It was towards the close of 1771 that Goethe had made Merck's acquaintance[109] on the occasion of a visit Merck had paid to Frankfort; and in March of the following year, in company with the younger Schlosser, they renewed their intercourse in Darmstadt, where Merck was settled. The visit lasted a few days, and was of some importance, as it introduced Goethe to a society of which he was to see much during the remainder of his stay in Frankfort, and which, according to his own testimony, "invigorated and widened his powers." It was a society in which we are surprised to find the Mephistophelian Merck the leading and most admired member. It consisted of a group of men and women associated with the Court at Darmstadt, whose bond of union was the cult of sensibility as the rising generation of Germany had learned it from Rousseau, Richardson, and Sterne. They went by the name of the Gemeinschaft der Heiligen, and the fervours of the community were at least those of genuine votaries. So far as Goethe is concerned, it was in three of the priestesses, one of them Caroline Flachsland, the betrothed of Herder, that he found the attraction of the society. For the youth who two years later was to give classic expression to the cult of sensibility in his Werther, his intercourse with these ladies of Darmstadt was an appropriate schooling. For their sensibilities were boundless, and they did not shrink from giving them expression. Caroline relates to her future husband how one night in the woods she fell on her knees at sight of the moon and arranged some glow-worms in her hair so that their loves might not be disturbed. On one occasion when Merck and Goethe met two of the coterie, one of them embraced Merck with kisses and the other fell upon his breast. Goethe was not a youth to be indifferent to such favours, and the attentions of Caroline were such as to disquiet Herder and to occasion an estrangement between the two friends which lasted for nearly two years.
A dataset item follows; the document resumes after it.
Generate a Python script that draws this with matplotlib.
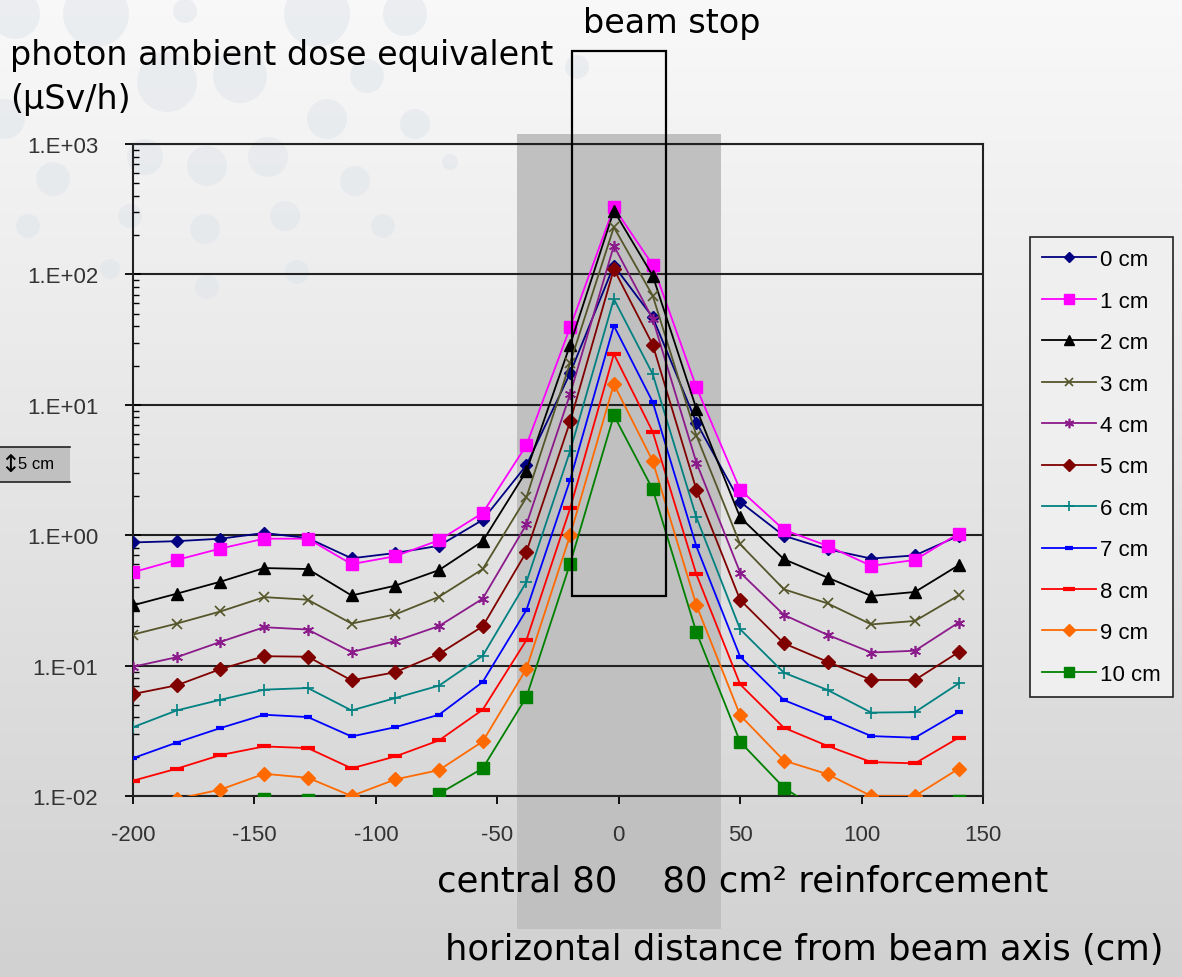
import numpy as np
import matplotlib
matplotlib.use("Agg")
import matplotlib.pyplot as plt
import matplotlib.ticker as mticker
from matplotlib.patches import Rectangle, Circle
from matplotlib.transforms import blended_transform_factory

plt.rcParams["axes.unicode_minus"] = False

W, H = 1182, 978

# horizontal positions of the detectors (cm from beam axis)
dist = [-200, -182, -164, -146, -128, -110, -92, -74, -56, -38,
        -20, -2, 14, 32, 50, 68, 86, 104, 122, 140]

# dose rate (uSv/h) for each depth below the surface
d0 = [0.88, 0.90, 0.94, 1.04, 0.95, 0.665, 0.73, 0.83, 1.31, 3.44,
      17.5, 117, 46.9, 7.3, 1.80, 0.99, 0.78, 0.662, 0.70, 0.99]
d1 = [0.52, 0.646, 0.79, 0.94, 0.94, 0.60, 0.69, 0.915, 1.48, 4.9,
      39.3, 327, 118, 13.6, 2.23, 1.10, 0.828, 0.582, 0.646, 1.03]
d2 = [0.29, 0.356, 0.44, 0.56, 0.55, 0.345, 0.41, 0.54, 0.90, 3.1,
      28.9, 308, 97.7, 9.3, 1.37, 0.655, 0.473, 0.342, 0.367, 0.589]
d3 = [0.173, 0.21, 0.26, 0.335, 0.32, 0.21, 0.247, 0.337, 0.55, 1.95,
      21, 230, 68.7, 5.8, 0.853, 0.385, 0.30, 0.207, 0.22, 0.346]
d4 = [0.098, 0.116, 0.152, 0.197, 0.189, 0.127, 0.154, 0.201, 0.326, 1.21,
      12.1, 166, 45.5, 3.6, 0.517, 0.245, 0.172, 0.126, 0.13, 0.214]
d5 = [0.0605, 0.0706, 0.094, 0.118, 0.117, 0.077, 0.089, 0.123, 0.20, 0.745,
      7.45, 110, 28.9, 2.23, 0.319, 0.148, 0.107, 0.0776, 0.0776, 0.127]
d6 = [0.0337, 0.0453, 0.0547, 0.0654, 0.0673, 0.0453, 0.0564, 0.0702, 0.119, 0.438,
      4.43, 64.7, 17.2, 1.37, 0.19, 0.0883, 0.065, 0.0436, 0.044, 0.073]
d7 = [0.0195, 0.0257, 0.0332, 0.042, 0.0403, 0.0286, 0.0337, 0.042, 0.0749, 0.267,
      2.66, 40.4, 10.5, 0.82, 0.117, 0.0544, 0.0399, 0.0288, 0.028, 0.044]
d8 = [0.0131, 0.0162, 0.0206, 0.024, 0.0233, 0.0163, 0.0201, 0.0267, 0.0459, 0.157,
      1.61, 24.5, 6.2, 0.50, 0.0718, 0.0334, 0.0242, 0.0182, 0.0178, 0.028]
d9 = [0.0085, 0.0095, 0.0112, 0.0148, 0.0138, 0.0100, 0.0134, 0.0158, 0.0262, 0.0948,
      1.0, 14.4, 3.7, 0.29, 0.0416, 0.0187, 0.0147, 0.0100, 0.0100, 0.0162]
d10 = [0.005, 0.006, 0.007, 0.0095, 0.0094, 0.006, 0.0075, 0.0104, 0.0163, 0.0574,
       0.606, 8.3, 2.25, 0.18, 0.026, 0.0116, 0.007, 0.005, 0.005, 0.0092]

labels = ["0 cm", "1 cm", "2 cm", "3 cm", "4 cm", "5 cm",
          "6 cm", "7 cm", "8 cm", "9 cm", "10 cm"]
series = [d0, d1, d2, d3, d4, d5, d6, d7, d8, d9, d10]

colors = ["#000080", "#ff00ff", "#000000", "#55552a", "#8b1a8b", "#800000",
          "#008080", "#0000ff", "#ff0000", "#ff6a00", "#008000"]
markers = ["D", "s", "^", "x", (6, 2, 0), "D", "+", "_", "_", "D", "s"]
msizes = [6, 8, 8, 7, 8, 7, 8, 6, 10, 7, 8]
mews = [1, 1, 1, 1.2, 1.2, 1, 1.2, 3, 3, 1, 1]


def fx(px):
    return px / W


def fy(py):
    return 1 - py / H


fig = plt.figure(figsize=(W / 100, H / 100), dpi=100)

# slide background: vertical grey gradient plus faint bubbles
bg = fig.add_axes([0, 0, 1, 1], zorder=-10)
grad = np.linspace(0.975, 0.82, 256).reshape(-1, 1)
bg.imshow(np.dstack([grad, grad, grad]), aspect="auto",
          extent=[0, W, H, 0], interpolation="bilinear")
bubbles = [(15, 15, 25), (96, 15, 33), (185, 12, 12), (240, 77, 27),
           (317, 15, 33), (367, 77, 17), (405, 15, 22), (415, 125, 15),
           (327, 120, 20), (167, 83, 30), (5, 120, 20), (53, 180, 17),
           (145, 158, 18), (207, 167, 20), (268, 158, 20), (355, 182, 15),
           (130, 217, 12), (205, 230, 15), (285, 217, 15), (383, 227, 12),
           (28, 227, 12), (207, 288, 12), (297, 273, 12), (110, 270, 10),
           (450, 163, 8), (577, 68, 12)]
for cx, cy, r in bubbles:
    bg.add_patch(Circle((cx, cy), r, color="#dfe4ea", alpha=0.5, lw=0))
bg.set_xlim(0, W)
bg.set_ylim(H, 0)
bg.axis("off")

ax = fig.add_axes([fx(133), fy(797), fx(983) - fx(133), fy(145) - fy(797)])
ax.patch.set_alpha(0)

for vals, lab, c, m, ms, mew in zip(series, labels, colors, markers, msizes, mews):
    ax.plot(dist, vals, color=c, marker=m, markersize=ms, markeredgewidth=mew,
            markerfacecolor=c, markeredgecolor=c, lw=1.3, label=lab, zorder=3)

ax.set_yscale("log")
ax.set_ylim(1e-2, 1e3)
ax.set_xlim(-200, 150)
ax.set_xticks(np.arange(-200, 151, 50))
ax.yaxis.set_major_locator(mticker.LogLocator(base=10, numticks=10))
ax.yaxis.set_minor_locator(mticker.LogLocator(base=10, subs=np.arange(2, 10), numticks=20))
ax.yaxis.set_minor_formatter(mticker.NullFormatter())
ax.yaxis.set_major_formatter(
    mticker.FuncFormatter(lambda v, p: "1.E{:+03d}".format(int(round(np.log10(v))))))
ax.grid(True, which="major", axis="y", color="#222222", lw=1.5)
for s in ax.spines.values():
    s.set_color("#222222")
    s.set_linewidth(1.5)

ax.tick_params(axis="both", which="major", labelsize=16, labelcolor="#333333",
               labelfontfamily="Liberation Sans")
ax.tick_params(axis="y", which="major", direction="inout", length=12, width=1.3, pad=19)
ax.tick_params(axis="y", which="minor", direction="in", length=4, width=1)
ax.tick_params(axis="x", which="major", direction="out", length=6, width=1.3, pad=14)

# central reinforcement band and beam stop outline
trans = blended_transform_factory(ax.transData, fig.transFigure)
ax.add_patch(Rectangle((-42, fy(930)), 84, fy(135) - fy(930), transform=trans,
                       facecolor="#c0c0c0", edgecolor="none", clip_on=False, zorder=0.5))
ax.add_patch(Rectangle((-19.3, fy(597)), 38.8, fy(52) - fy(597), transform=trans,
                       fill=False, edgecolor="black", lw=1.6, clip_on=False, zorder=5))

leg = ax.legend(loc="upper left", bbox_to_anchor=(fx(1030), fy(238)),
                bbox_transform=fig.transFigure, borderaxespad=0,
                prop={"family": "Liberation Sans", "size": 16},
                frameon=True, fancybox=False, edgecolor="#222222",
                facecolor="#efefef", framealpha=1, handlelength=2.4,
                handletextpad=0.2, labelspacing=0.92, borderpad=0.55,
                markerscale=0.85)
leg.get_frame().set_linewidth(1.2)

# depth scale key at the left edge
fig.patches.append(Rectangle((0, fy(483)), fx(70), fy(448) - fy(483),
                             transform=fig.transFigure, facecolor="#c0c0c0",
                             edgecolor="none", zorder=1))
fig.lines.append(plt.Line2D([0, fx(70)], [fy(448), fy(448)], transform=fig.transFigure,
                            color="#222222", lw=1.2))
fig.lines.append(plt.Line2D([0, fx(70)], [fy(483), fy(483)], transform=fig.transFigure,
                            color="#222222", lw=1.2))
fig.text(fx(10), fy(465), "\u2195", fontsize=17, ha="center", va="center", color="black")
fig.text(fx(18), fy(465), "5 cm", fontsize=12, ha="left", va="center",
         family="Liberation Sans")

top = {"family": "DejaVu Sans", "size": 24, "color": "black"}
low = {"family": "DejaVu Sans", "size": 25.5, "color": "black"}
fig.text(fx(10), fy(56), "photon ambient dose equivalent", ha="left", va="center", **top)
fig.text(fx(10), fy(100), "(\u03bcSv/h)", ha="left", va="center", **top)
fig.text(fx(672), fy(24), "beam stop", ha="center", va="center", **top)
fig.text(fx(437), fy(882), "central 80    80 cm\u00b2 reinforcement", ha="left", va="center", **low)
fig.text(fx(445), fy(950), "horizontal distance from beam axis (cm)", ha="left", va="center", **low)

fig.savefig("out.png", dpi=100)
From the effusive Caroline herself we learn the impression Goethe made on the precious circle. "A few days ago" (in the beginning of March, 1772), she writes to Herder, "I made the acquaintance of your friend Goethe and Herr Schlosser.... Goethe is such a good-hearted, lively creature, without any parade of learning, and has made such a to-do with Merck's children that my heart has quite gone out to him.... The second afternoon we spent in a pleasant stroll and over a bowl of punch in our house. We were not sentimental, but very merry, and Goethe and I danced a minuette to the piano. Thereafter he recited an excellent ballad of yours [the Scottish ballad Edward, translated by Herder]." On the occasion of a later visit (April) of Goethe to Darmstadt, she again writes to Herder: "Our Goethe has come on foot from Frankfort[110] on a visit to Merck. We have been together every day, and once, when we had gone together into the wood, we were soaked to the skin. We took refuge under a tree, and Goethe sang a little song, 'Under the Greenwood Tree,' which you translated from Shakespeare. Our common plight made us very confidential. He read aloud to us some of the best scenes from his Gottfried von Berlichingen.... Goethe is choke-full of songs. One about a hut built out of the ruins of a temple is excellent.[111] ... The poor fellow told my sister and myself a day ago that he had already been once in love, but that the girl had played with him for a whole year and then deserted him.[112] He believed, however, that she really loved him, but another had appeared on the scene, and he was made a goose of."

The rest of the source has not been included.